[menog] RE: [ncc-regional-middle-east] Peering
Baher Esmat
baher.esmat at icann.org
Mon Aug 6 11:04:51 GMT 2007
On Thursday, August 02 Bill Woodcock wrote:
>You'll note that the Middle East is the only developed region of the world
>other than Mexico that doesn't already have a fairly dense distribution of
>IXPs to support communications growth, at this point. Rather than
>thinking about one location, I think you'd need to be looking at thirty
>or forty, to reach parity. And if you think about what thirty or forty
>cities in the Middle East means, you don't have to do any winnowing: it
>includes every capitol and every major city in the region. Just as every
>capitol and every major city in Europe and East Asia have them.
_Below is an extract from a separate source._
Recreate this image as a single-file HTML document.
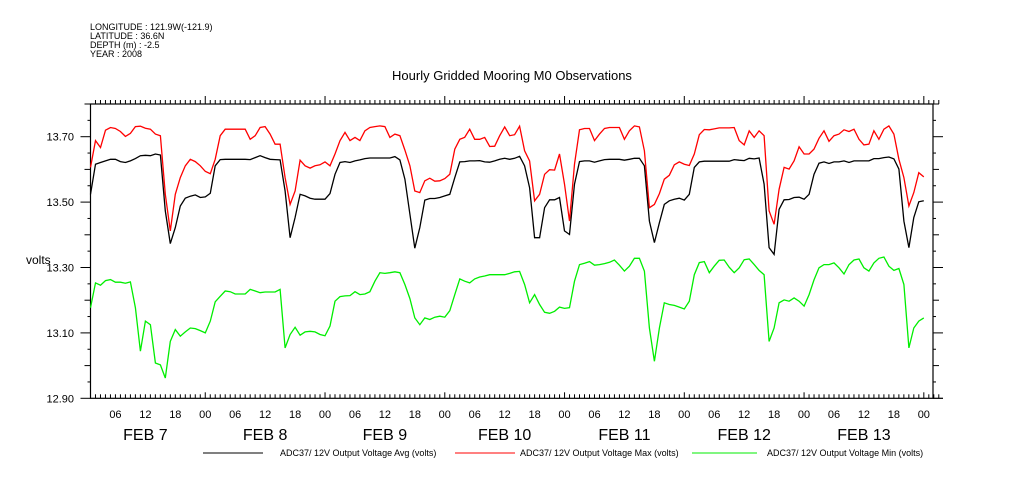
<!DOCTYPE html>
<html><head><meta charset="utf-8"><style>
body{margin:0;background:#fff;}
svg{display:block;font-family:"Liberation Sans",sans-serif;}
</style></head><body>
<svg id="chart" width="1009" height="504" viewBox="0 0 1009 504" xmlns="http://www.w3.org/2000/svg">
<rect width="1009" height="504" fill="#fff"/>
<g font-size="9" fill="#000">
<text x="90" y="30">LONGITUDE : 121.9W(-121.9)</text>
<text x="90" y="39">LATITUDE : 36.6N</text>
<text x="90" y="48">DEPTH (m) : -2.5</text>
<text x="90" y="57">YEAR : 2008</text>
</g>
<text x="512" y="80" font-size="13" text-anchor="middle">Hourly Gridded Mooring M0 Observations</text>
<text x="26" y="264" font-size="12">volts</text>
<g id="axes"></g>
<g id="series"></g>
<g font-size="9">
<line x1="203" y1="453" x2="263" y2="453" stroke="#000"/>
<text x="280" y="456">ADC37/ 12V Output Voltage Avg (volts)</text>
<line x1="455" y1="453" x2="515" y2="453" stroke="#f00"/>
<text x="520" y="456">ADC37/ 12V Output Voltage Max (volts)</text>
<line x1="692" y1="453" x2="757" y2="453" stroke="#0e0"/>
<text x="767" y="456">ADC37/ 12V Output Voltage Min (volts)</text>
</g>
</svg>
<script>
const yTicks=[12.90,13.10,13.30,13.50,13.70];
const hourLabels=["06","12","18","00"];
const dayLabels=["FEB  7","FEB  8","FEB  9","FEB 10","FEB 11","FEB 12","FEB 13"];
const maxV=[13.606,13.688,13.667,13.720,13.728,13.725,13.716,13.701,13.710,13.731,13.732,13.726,13.723,13.708,13.703,13.524,13.412,13.524,13.575,13.611,13.631,13.624,13.611,13.594,13.587,13.631,13.703,13.723,13.723,13.723,13.723,13.723,13.692,13.703,13.728,13.731,13.708,13.677,13.677,13.575,13.493,13.534,13.628,13.611,13.604,13.611,13.614,13.623,13.611,13.647,13.688,13.713,13.688,13.698,13.688,13.718,13.728,13.731,13.733,13.731,13.698,13.708,13.703,13.659,13.611,13.534,13.529,13.565,13.573,13.564,13.565,13.572,13.585,13.662,13.692,13.698,13.723,13.692,13.692,13.698,13.670,13.671,13.703,13.730,13.703,13.706,13.732,13.657,13.626,13.504,13.524,13.585,13.599,13.598,13.647,13.555,13.442,13.616,13.721,13.725,13.725,13.688,13.708,13.725,13.728,13.728,13.728,13.692,13.718,13.733,13.730,13.657,13.483,13.493,13.526,13.570,13.582,13.614,13.623,13.616,13.612,13.647,13.706,13.722,13.721,13.724,13.727,13.727,13.727,13.728,13.688,13.675,13.718,13.698,13.718,13.703,13.473,13.432,13.539,13.606,13.601,13.626,13.669,13.647,13.647,13.662,13.695,13.718,13.686,13.703,13.708,13.721,13.716,13.723,13.692,13.675,13.677,13.718,13.692,13.723,13.733,13.708,13.631,13.575,13.488,13.529,13.590,13.577];
const avgV=[13.524,13.616,13.621,13.626,13.631,13.631,13.624,13.621,13.626,13.633,13.642,13.643,13.642,13.647,13.644,13.473,13.373,13.422,13.488,13.512,13.518,13.522,13.514,13.516,13.527,13.611,13.630,13.631,13.631,13.631,13.631,13.631,13.630,13.636,13.642,13.636,13.631,13.630,13.629,13.534,13.391,13.453,13.524,13.519,13.512,13.509,13.509,13.509,13.526,13.585,13.621,13.624,13.621,13.626,13.629,13.633,13.635,13.635,13.635,13.635,13.635,13.639,13.629,13.570,13.463,13.359,13.422,13.506,13.511,13.511,13.514,13.519,13.524,13.575,13.623,13.624,13.626,13.626,13.627,13.623,13.622,13.626,13.631,13.634,13.631,13.634,13.640,13.611,13.544,13.391,13.391,13.483,13.507,13.507,13.514,13.412,13.401,13.555,13.624,13.626,13.626,13.622,13.626,13.630,13.631,13.631,13.631,13.628,13.631,13.634,13.634,13.611,13.442,13.376,13.437,13.493,13.504,13.509,13.512,13.506,13.524,13.606,13.623,13.625,13.625,13.625,13.625,13.625,13.625,13.630,13.628,13.627,13.634,13.632,13.635,13.555,13.361,13.340,13.478,13.507,13.508,13.514,13.515,13.509,13.524,13.585,13.619,13.623,13.618,13.623,13.623,13.626,13.621,13.626,13.626,13.626,13.626,13.633,13.633,13.636,13.638,13.632,13.601,13.442,13.361,13.453,13.501,13.504];
const minV=[13.177,13.253,13.246,13.260,13.263,13.255,13.255,13.252,13.256,13.177,13.044,13.136,13.125,13.008,13.002,12.962,13.074,13.110,13.090,13.103,13.115,13.113,13.107,13.100,13.136,13.195,13.212,13.228,13.226,13.219,13.219,13.219,13.233,13.228,13.223,13.225,13.225,13.225,13.233,13.054,13.095,13.117,13.093,13.103,13.105,13.103,13.095,13.091,13.121,13.197,13.211,13.213,13.214,13.226,13.217,13.219,13.226,13.258,13.284,13.282,13.284,13.287,13.284,13.248,13.205,13.146,13.125,13.146,13.141,13.148,13.151,13.148,13.168,13.217,13.265,13.258,13.253,13.265,13.271,13.274,13.278,13.278,13.278,13.278,13.282,13.287,13.288,13.248,13.192,13.217,13.187,13.163,13.160,13.166,13.179,13.175,13.177,13.258,13.309,13.313,13.318,13.307,13.309,13.312,13.316,13.323,13.307,13.289,13.304,13.328,13.328,13.289,13.115,13.013,13.115,13.192,13.187,13.184,13.179,13.173,13.197,13.278,13.315,13.318,13.284,13.304,13.322,13.323,13.301,13.284,13.299,13.324,13.326,13.309,13.291,13.278,13.074,13.115,13.192,13.201,13.197,13.207,13.197,13.182,13.217,13.262,13.299,13.309,13.309,13.314,13.299,13.280,13.309,13.323,13.326,13.299,13.289,13.314,13.328,13.332,13.304,13.291,13.297,13.248,13.054,13.115,13.136,13.146];

const NS='http://www.w3.org/2000/svg';
const L=90.5,R=933,T=104,B=398.3;
const X0=85.5,HW=4.99;
function xs(h){return X0+HW*h;}
function ys(v){return B-(v-12.9)*(B-T)/0.9;}
function mk(tag,attrs,parent){const e=document.createElementNS(NS,tag);for(const k in attrs)e.setAttribute(k,attrs[k]);parent.appendChild(e);return e;}
const ax=document.getElementById('axes');
const frame=mk('rect',{x:L,y:T,width:R-L,height:B-T,fill:'none',stroke:'#000','stroke-width':1.2},ax);


mk('line',{x1:R,y1:B,x2:943,y2:B,stroke:'#000'},ax);
// x ticks
for(let h=1;h<=171;h++){
  const x=xs(h);if(x<L||x>940)continue;
  const major=h%24===0;
  mk('line',{x1:x,y1:B,x2:x,y2:B-(major?6:4),stroke:'#000'},ax);
  mk('line',{x1:x,y1:T,x2:x,y2:T-(major?8:4),stroke:'#000'},ax);
  if(h%6===0){
    const t=mk('text',{x:x,y:418,'font-size':11,'text-anchor':'middle'},ax);
    t.textContent=hourLabels[(h/6-1)%4];
    
    
  }
}
dayLabels.forEach((d,i)=>{
  const t=mk('text',{x:xs(24*i+12),y:440,'font-size':16,'text-anchor':'middle'},ax);
  t.textContent=d;
  
  
});
// y ticks
for(let k=0;k<=18;k++){
  const v=12.9+k*0.05;const y=ys(v);const major=k%4===0;const mid=k%2===0;
  const len=major?10:(mid?6:3);
  mk('line',{x1:L-len,y1:y,x2:L,y2:y,stroke:'#000'},ax);
  mk('line',{x1:R,y1:y,x2:R+len,y2:y,stroke:'#000'},ax);
}
yTicks.forEach(v=>{
  const t=mk('text',{x:74,y:ys(v)+4,'font-size':11,'text-anchor':'end'},ax);
  t.textContent=v.toFixed(2);
  
  
});
// series
const sg=document.getElementById('series');
function line(arr,color,name){
  const pts=arr.map((v,i)=>xs(i+1).toFixed(1)+','+ys(v).toFixed(1)).join(' ');
  const p=mk('polyline',{points:pts,fill:'none',stroke:color,'stroke-width':1.3},sg);
  
  
}
line(minV,'#00ee00','min-voltage-line');
line(maxV,'#ff0000','max-voltage-line');
line(avgV,'#000000','avg-voltage-line');
</script>
</body></html>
>So if the question is "Jeddah or Dubai" the answer is "yes, and Manama and
>Doha and Muscat and Riyadh..."
Let me second this thought as well as previous comments that linked between
building IXPs and the well established business and regulatory environments.
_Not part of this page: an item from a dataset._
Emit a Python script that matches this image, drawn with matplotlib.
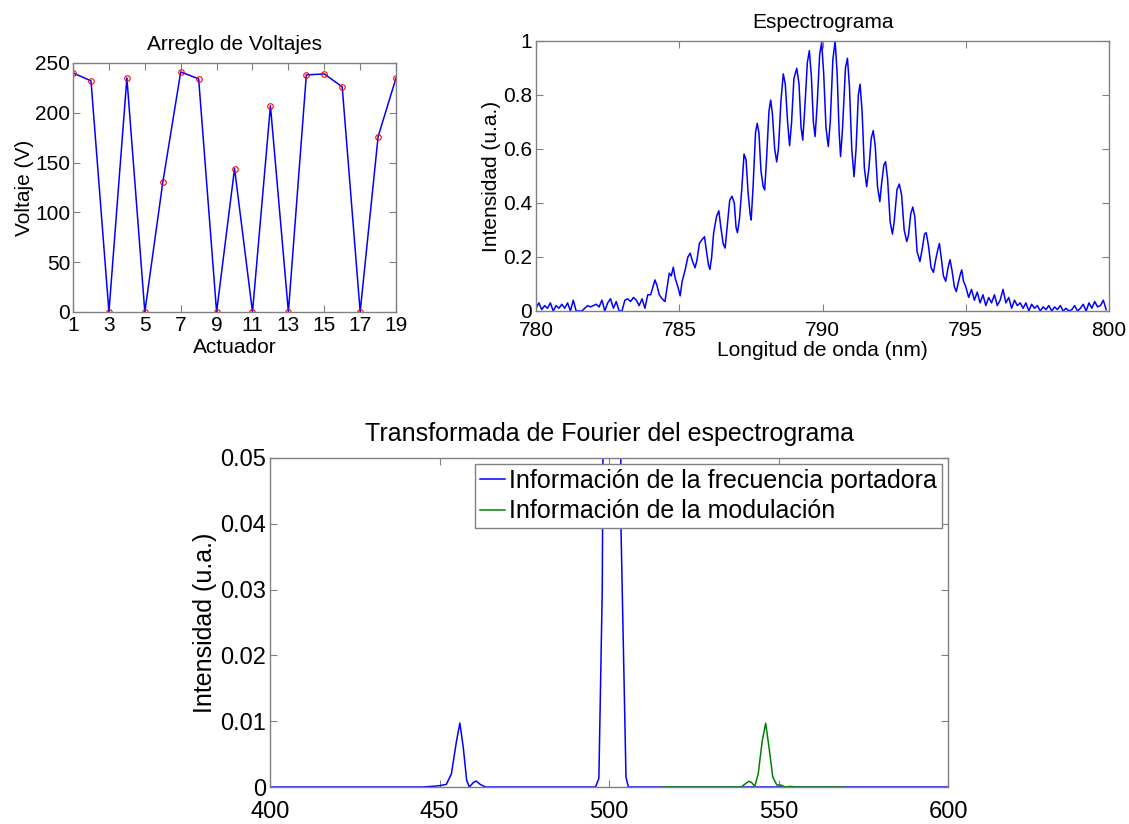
import numpy as np
import matplotlib
matplotlib.use('Agg')
import matplotlib.pyplot as plt

plt.rcParams['font.family'] = ['Liberation Sans', 'DejaVu Sans']

# --- Arreglo de Voltajes ---
actuators = list(range(1, 20))
voltages = [240, 232, 0, 235, 0, 130, 241, 234, 0, 144, 0, 207, 0, 238, 239, 226, 0, 176, 235]
volt_xticks = [1, 3, 5, 7, 9, 11, 13, 15, 17, 19]
volt_yticks = [0, 50, 100, 150, 200, 250]

# --- Espectrograma ---
base_left_nm = [780.0, 780.1, 780.2, 780.3, 780.4, 780.5, 780.6, 780.7, 780.8, 780.9,
                781.0, 781.1, 781.2, 781.3, 781.4, 781.5, 781.6, 781.7, 781.8, 781.9,
                782.0, 782.1, 782.2, 782.3, 782.4, 782.5, 782.6, 782.7, 782.8, 782.9,
                783.0, 783.1, 783.2, 783.3, 783.4, 783.5, 783.6, 783.7, 783.8, 783.9]
base_left_val = [0.01, 0.03, 0.005, 0.02, 0.01, 0.03, 0.0, 0.02, 0.01, 0.025,
                 0.01, 0.03, 0.0, 0.04, 0.0, 0.0, 0.0, 0.01, 0.02, 0.015,
                 0.02, 0.025, 0.015, 0.04, 0.0, 0.03, 0.045, 0.01, 0.035, 0.0,
                 0.0, 0.04, 0.045, 0.035, 0.05, 0.04, 0.02, 0.045, 0.01, 0.06]
fringe_nm = [784.0, 784.08, 784.15, 784.22, 784.3, 784.4, 784.5, 784.58, 784.65, 784.72,
             784.79, 784.86, 784.95, 785.03, 785.1, 785.2, 785.3, 785.38, 785.46, 785.55,
             785.62, 785.7, 785.8, 785.88, 785.95, 786.02, 786.07, 786.13, 786.2, 786.3,
             786.38, 786.45, 786.53, 786.6, 786.68, 786.76, 786.84, 786.92, 786.98, 787.03,
             787.1, 787.18, 787.26, 787.33, 787.4, 787.47, 787.51, 787.58, 787.66, 787.72,
             787.78, 787.85, 787.93, 787.98, 788.05, 788.13, 788.19, 788.25, 788.33, 788.4,
             788.46, 788.55, 788.63, 788.7, 788.78, 788.85, 788.92, 789.0, 789.1, 789.18,
             789.25, 789.31, 789.38, 789.47, 789.54, 789.61, 789.68, 789.74, 789.81, 789.9,
             789.97, 790.04, 790.12, 790.2, 790.27, 790.36, 790.44, 790.51, 790.58, 790.63,
             790.7, 790.8, 790.87, 790.94, 791.02, 791.1, 791.17, 791.25, 791.31, 791.38,
             791.46, 791.54, 791.62, 791.7, 791.77, 791.84, 791.92, 792.0, 792.06, 792.14,
             792.2, 792.27, 792.36, 792.44, 792.5, 792.6, 792.68, 792.76, 792.85, 792.94,
             793.0, 793.08, 793.15, 793.22, 793.3, 793.4, 793.48, 793.56, 793.62, 793.7,
             793.79, 793.87, 793.95, 794.03, 794.08, 794.14, 794.22, 794.3, 794.38, 794.45,
             794.52, 794.6, 794.67, 794.75, 794.82, 794.86, 794.92]
fringe_val = [0.06, 0.09, 0.115, 0.095, 0.06, 0.045, 0.035, 0.09, 0.14, 0.13,
              0.162, 0.12, 0.09, 0.056, 0.11, 0.15, 0.2, 0.214, 0.185, 0.16,
              0.19, 0.25, 0.265, 0.275, 0.22, 0.17, 0.154, 0.2, 0.29, 0.35,
              0.371, 0.31, 0.25, 0.233, 0.32, 0.41, 0.425, 0.40, 0.31, 0.29,
              0.34, 0.45, 0.581, 0.56, 0.44, 0.36, 0.337, 0.47, 0.66, 0.695,
              0.66, 0.52, 0.46, 0.448, 0.57, 0.74, 0.781, 0.73, 0.6, 0.552,
              0.6, 0.78, 0.878, 0.84, 0.7, 0.612, 0.7, 0.86, 0.899, 0.84,
              0.68, 0.633, 0.75, 0.92, 0.964, 0.87, 0.70, 0.646, 0.76, 0.95,
              0.994, 0.88, 0.68, 0.609, 0.7, 0.93, 1.0, 0.88, 0.66, 0.572,
              0.68, 0.9, 0.936, 0.83, 0.6, 0.497, 0.6, 0.80, 0.84, 0.74,
              0.53, 0.46, 0.53, 0.64, 0.668, 0.61, 0.46, 0.405, 0.47, 0.54,
              0.553, 0.49, 0.33, 0.285, 0.33, 0.45, 0.47, 0.43, 0.30, 0.257,
              0.28, 0.36, 0.385, 0.35, 0.22, 0.183, 0.23, 0.285, 0.29, 0.24,
              0.16, 0.143, 0.19, 0.23, 0.25, 0.2, 0.13, 0.11, 0.16, 0.19,
              0.15, 0.09, 0.072, 0.11, 0.14, 0.152, 0.11]
base_right_nm = [795.0, 795.1, 795.2, 795.3, 795.4, 795.5, 795.6, 795.7, 795.8, 795.9,
                 796.0, 796.1, 796.2, 796.3, 796.4, 796.5, 796.6, 796.7, 796.8, 796.9,
                 797.0, 797.1, 797.2, 797.3, 797.4, 797.5, 797.6, 797.7, 797.8, 797.9,
                 798.0, 798.1, 798.2, 798.3, 798.4, 798.5, 798.6, 798.7, 798.8, 798.9,
                 799.0, 799.1, 799.2, 799.3, 799.4, 799.5, 799.6, 799.7, 799.8, 799.9]
base_right_val = [0.09, 0.05, 0.08, 0.04, 0.07, 0.03, 0.06, 0.02, 0.05, 0.03,
                  0.06, 0.02, 0.04, 0.08, 0.03, 0.05, 0.01, 0.04, 0.02, 0.03,
                  0.01, 0.03, 0.0, 0.025, 0.01, 0.02, 0.0, 0.015, 0.005, 0.02,
                  0.0, 0.015, 0.005, 0.02, 0.0, 0.01, 0.0, 0.005, 0.02, 0.0,
                  0.01, 0.025, 0.0, 0.03, 0.01, 0.035, 0.015, 0.02, 0.04, 0.005]
spec_xticks = [780, 785, 790, 795, 800]
spec_yticks = [0, 0.2, 0.4, 0.6, 0.8, 1]
spec_ylabels = ['0', '0.2', '0.4', '0.6', '0.8', '1']

# --- Transformada de Fourier ---
carrier_x = [400, 445, 448, 450, 452, 453.5, 455, 456, 457, 458, 458.8, 460, 460.8, 462, 463.5,
             496, 497, 498, 498.5, 499.5, 500.5, 501.5, 502.5, 503, 503.5, 505, 505.7, 600]
carrier_y = [0, 0, 0.0001, 0.0002, 0.0004, 0.002, 0.007, 0.0097, 0.006, 0.001, 0.0, 0.0007, 0.0009, 0.0004, 0.0,
             0.0, 0.0013, 0.03, 0.08, 0.4, 0.9, 1.0, 0.6, 0.2, 0.04, 0.0015, 0.0, 0.0]
modul_x = [516, 539, 540, 541.2, 542, 543, 544, 545.2, 546.2, 547.2, 548.3, 549.5, 550.6, 552, 553.6, 555, 569]
modul_y = [0, 0, 0.0004, 0.00086, 0.0007, 0.0001, 0.002, 0.007, 0.0097, 0.006, 0.0015, 0.0003, 0.0003, 0.0, 0.0001, 0, 0]
ft_xticks = [400, 450, 500, 550, 600]
ft_yticks = [0, 0.01, 0.02, 0.03, 0.04, 0.05]
ft_ylabels = ['0', '0.01', '0.02', '0.03', '0.04', '0.05']
legend_labels = ['Información de la frecuencia portadora', 'Información de la modulación']


def matlab_box(ax, size, xpad, ypad):
  for s in ax.spines.values():
    s.set_color('0.5')
    s.set_linewidth(1.0)
  ax.tick_params(direction='in', top=True, right=True, length=5, width=0.8,
                 color='0.5', labelsize=size, labelcolor='black')
  ax.tick_params(axis='x', pad=xpad)
  ax.tick_params(axis='y', pad=ypad)


fig = plt.figure(figsize=(11.29, 8.24), dpi=100)

ax1 = fig.add_axes([0.0647, 0.6214, 0.2861, 0.3022])
ax1.plot(actuators, voltages, color='blue', lw=1.1)
ax1.plot(actuators, voltages, 'o', mfc='none', mec='red', ms=4, mew=0.8)
ax1.set_xlim(1, 19)
ax1.set_ylim(0, 250)
ax1.set_xticks(volt_xticks)
ax1.set_yticks(volt_yticks)
matlab_box(ax1, 15, 3, 2)
ax1.set_title('Arreglo de Voltajes', fontsize=15, pad=9)
ax1.set_xlabel('Actuador', fontsize=15, labelpad=2)
ax1.set_ylabel('Voltaje (V)', fontsize=15, labelpad=1)

ax2 = fig.add_axes([0.4748, 0.6226, 0.5075, 0.3277])
spec_nm = base_left_nm + fringe_nm + base_right_nm
spec_val = base_left_val + fringe_val + base_right_val
ax2.plot(spec_nm, spec_val, color='blue', lw=1.1)
ax2.set_xlim(780, 800)
ax2.set_ylim(0, 1)
ax2.set_xticks(spec_xticks)
ax2.set_yticks(spec_yticks)
ax2.set_yticklabels(spec_ylabels)
matlab_box(ax2, 15, 7, 3)
ax2.set_title('Espectrograma', fontsize=15, pad=9)
ax2.set_xlabel('Longitud de onda (nm)', fontsize=15, labelpad=1)
ax2.set_ylabel('Intensidad (u.a.)', fontsize=15, labelpad=1)

ax3 = fig.add_axes([0.2392, 0.0449, 0.6005, 0.3993])
ax3.plot(carrier_x, carrier_y, color='blue', lw=1.1, label=legend_labels[0])
ax3.plot(modul_x, modul_y, color='#008000', lw=1.1, label=legend_labels[1])
ax3.set_xlim(400, 600)
ax3.set_ylim(0, 0.05)
ax3.set_xticks(ft_xticks)
ax3.set_yticks(ft_yticks)
ax3.set_yticklabels(ft_ylabels)
matlab_box(ax3, 17, 10, 3)
ax3.set_title('Transformada de Fourier del espectrograma', fontsize=18, pad=12)
ax3.set_ylabel('Intensidad (u.a.)', fontsize=18, labelpad=2)
leg = ax3.legend(loc='upper right', fontsize=18, fancybox=False, framealpha=1,
                 edgecolor='0.5', borderaxespad=0.25, handlelength=1.0,
                 handletextpad=0.15, borderpad=0.2, labelspacing=0.25)
leg.get_frame().set_linewidth(1.0)

fig.savefig('out.png', dpi=100)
The success of IXPs is pretty much reliant on competition and regulatory
frameworks in place.
I must also say that I was a little bit puzzled with parts of the discussion
as it appeared to me that we're not differentiating between the Incumbents
like STC, Batelco, ect., (those incumbents are also ISPs) and other smaller
ISPs. My understanding is that the Incumbents whether they have bilateral
peeing among themselves or peer via IXPs, they remain the big guys who own
the customers as well as most of the traffic. The small ISPs on the other
hand have to have their own IXP setups and hence be in better positions to
negotiate better deals with Incumbents, or with upstream providers if ISPs
are allowed to connect directly to them.